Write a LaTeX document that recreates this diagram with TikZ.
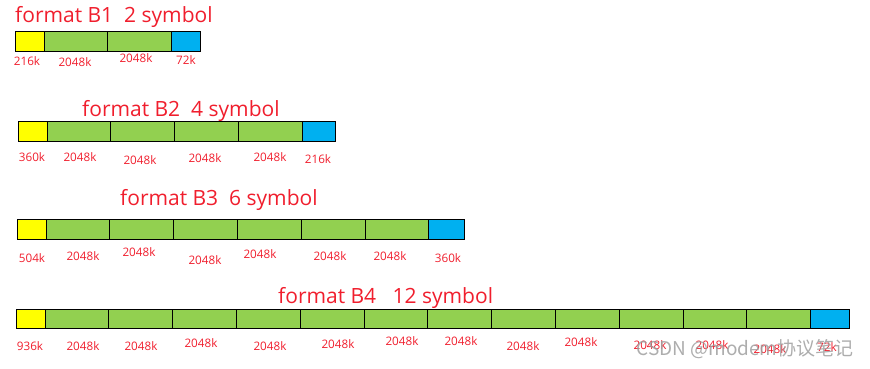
\documentclass[tikz,border=0pt]{standalone}
\usepackage{fontspec}
\setmainfont{Open Sans}
\newfontfamily\cjk{Noto Sans CJK SC}
\usetikzlibrary{positioning}

\definecolor{headyellow}{RGB}{255,255,0}
\definecolor{symgreen}{RGB}{146,208,80}
\definecolor{tailblue}{RGB}{0,176,240}
\definecolor{labred}{RGB}{240,30,45}

\begin{document}
\begin{tikzpicture}[x=1pt,y=-1pt]
  \tikzset{cell/.style={draw, line width=0.8pt, inner sep=0pt, outer sep=0pt, minimum height=19.5pt},
           ycell/.style={cell, fill=headyellow, minimum width=29pt},
           gcell/.style={cell, fill=symgreen},
           bcell/.style={cell, fill=tailblue},
           title/.style={text=labred, font=\fontsize{21}{21}\selectfont, anchor=base west, inner sep=0pt},
           size/.style={text=labred, font=\fontsize{11.7}{11.7}\selectfont, inner sep=0pt}}
  \useasboundingbox (0,0) rectangle (870,369);

  % titles
  \node[title] (t1) at (15,23) {format B1\ \ 2 symbol};
  \node[title] (t2) at (82,116) {format B2\ \ 4 symbol};
  \node[title] (t3) at (120,205) {format B3\ \ 6 symbol};
  \node[title] (t4) at (278,303) {format B4\ \ \ 12 symbol};

  % bars: row/start x/centre y/green cells/green width/blue width
  \foreach \r/\x/\y/\n/\gw/\bw in {1/15/41.5/2/63.5/29, 2/18/131.5/4/63.75/33,
                                   3/17/229.5/6/63.8/36, 4/16/319/12/63.8/39} {
    \node[ycell, anchor=west] (b\r g0) at (\x,\y) {};
    \foreach \i [remember=\i as \p (initially 0)] in {1,...,\n}
      \node[gcell, minimum width=\gw pt, right=0pt of b\r g\p] (b\r g\i) {};
    \node[bcell, minimum width=\bw pt, right=0pt of b\r g\n] (b\r b) {};
  }

  % sizes
  \foreach \x/\y/\t [count=\k] in {27/61/216k, 75/62/2048k, 136/58/2048k, 186/60.5/72k}
    \node[size] (s1\k) at (\x,\y) {\t};
  \foreach \x/\y/\t [count=\k] in {32/157/360k, 80/157/2048k, 140/160/2048k, 205/158/2048k,
                                   270/157/2048k, 318/159/216k}
    \node[size] (s2\k) at (\x,\y) {\t};
  \foreach \x/\y/\t [count=\k] in {32/258/504k, 83/256/2048k, 139/252/2048k, 205/260/2048k,
                                   260/254/2048k, 330/256/2048k, 390/256/2048k, 448/258/360k}
    \node[size] (s3\k) at (\x,\y) {\t};
  \foreach \x/\y/\t [count=\k] in {30/346/936k, 83/346/2048k, 141/346/2048k, 201/343/2048k,
                                   270/346/2048k, 338/344/2048k, 402/341/2048k, 461/341.5/2048k,
                                   523/346/2048k, 581/342.5/2048k, 650/345/2048k, 712/345/2048k,
                                   770/349/2048k, 827/347/72k}
    \node[size] (s4\k) at (\x,\y) {\t};

  % watermark
  \node[text=gray!75, opacity=0.85, inner sep=0pt, font=\cjk\fontsize{19}{19}\selectfont]
    (mark) at (745,349) {CSDN @modem协议笔记};
\end{tikzpicture}
\end{document}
● ● ●
— Given task —
Quote, please, every line of the material above from its start through the line that has "(t4) at (278,303)", reproducing the words exactly and dropping any images.

— The output —
Write a LaTeX document that recreates this diagram with TikZ.
\documentclass[tikz,border=0pt]{standalone}
\usepackage{fontspec}
\setmainfont{Open Sans}
\newfontfamily\cjk{Noto Sans CJK SC}
\usetikzlibrary{positioning}

\definecolor{headyellow}{RGB}{255,255,0}
\definecolor{symgreen}{RGB}{146,208,80}
\definecolor{tailblue}{RGB}{0,176,240}
\definecolor{labred}{RGB}{240,30,45}

\begin{document}
\begin{tikzpicture}[x=1pt,y=-1pt]
  \tikzset{cell/.style={draw, line width=0.8pt, inner sep=0pt, outer sep=0pt, minimum height=19.5pt},
           ycell/.style={cell, fill=headyellow, minimum width=29pt},
           gcell/.style={cell, fill=symgreen},
           bcell/.style={cell, fill=tailblue},
           title/.style={text=labred, font=\fontsize{21}{21}\selectfont, anchor=base west, inner sep=0pt},
           size/.style={text=labred, font=\fontsize{11.7}{11.7}\selectfont, inner sep=0pt}}
  \useasboundingbox (0,0) rectangle (870,369);

  % titles
  \node[title] (t1) at (15,23) {format B1\ \ 2 symbol};
  \node[title] (t2) at (82,116) {format B2\ \ 4 symbol};
  \node[title] (t3) at (120,205) {format B3\ \ 6 symbol};
  \node[title] (t4) at (278,303) {format B4\ \ \ 12 symbol};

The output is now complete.